Mais cette dichotomie client/sous-traitant est mal adaptée pour le cloud car le client est incapable de donner des instructions (notamment de sécurité) ou d'auditer le fournisseur. La CNIL a émis des recommandations tendant à considérer le prestataire cloud comme co-responsable du traitement. « Les prestataires n'ont aucunement l'envie d'avoir ce statut » relève Olivier de Courcel. Dans les contrats, les prestataires se déclarent évidemment sous-traitants. Reste à savoir si cette mention serait suffisante en cas de litige.
La confidentialité des données est également mise en cause par la législation américaine. Olivier de Courcel pointe : « il suffit qu'il y ait un citoyen américain dans le dispositif, même si les données sont hébergées en Europe et concernent des citoyens européens, pour que le droit américain s'applique. » Des décisions plus ou moins récentes de la justice américaine ont rappelé ce point.

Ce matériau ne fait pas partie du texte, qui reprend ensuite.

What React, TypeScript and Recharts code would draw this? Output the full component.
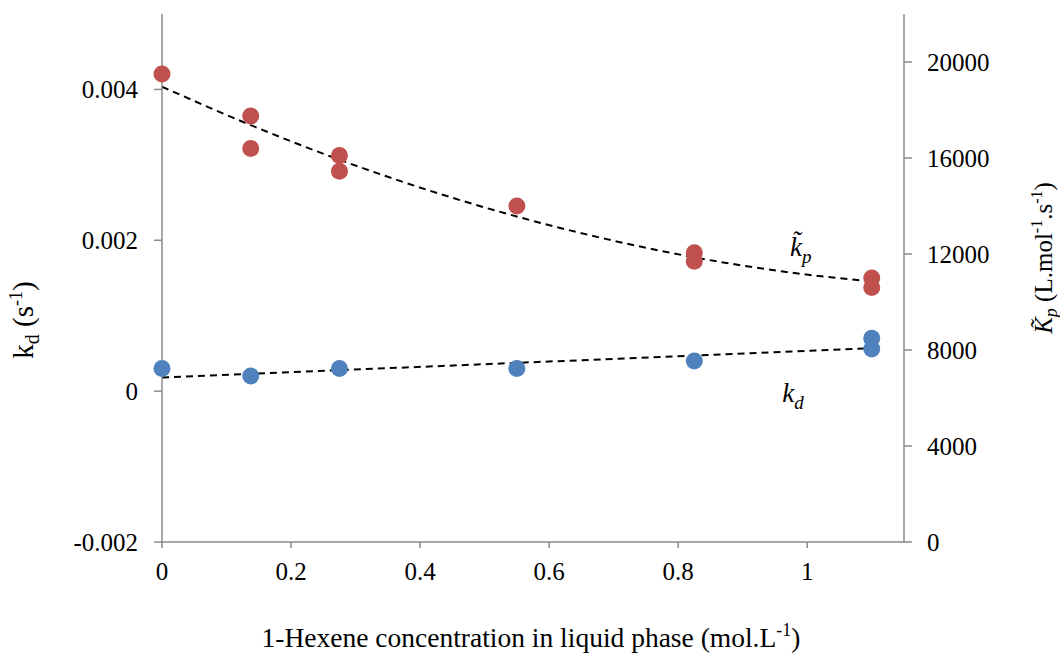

Or les « clients » continuent souvent de ne faire attention qu'au lieu de stockage des données. Le traité Data Protection Umbrella Protection, destiné à remplacer le Safe Harbor, est toujours en cours de discussion entre l'Europe et les Etats-Unis car les difficultés sont très importantes. De ce fait, l'évolution de la législation européenne tend actuellement vers un effacement de la distinction entre le responsable du traitement et le sous-traitant, rendant le prestataire de cloud responsable, mais aucun texte n'a été à ce jour publié.

L'émergence du brokering

Face aux immenses difficultés dans la contractualisation du cloud apparaissent des prestataires dédiés à la négociation, les brokers de cloud. Mais ces brokers amènent eux-même une complexité. Olivier de Courcel s'interroge : « le broker n'est-il que le mandataire de ses clients ou est-il maître d'oeuvre assumant la responsabilité de ses propres sous-traitants ? » Certains prestataires de cloud comme Amazon n'accordent d'ailleurs plus aucune garantie dès lors qu'ils ne sont pas en relation avec le client final.
« Ne cliquez pas pour accepter les contrats de cloud sans les lire : vous n'imaginez pas tout ce que cela implique » conclut Olivier de Courcel.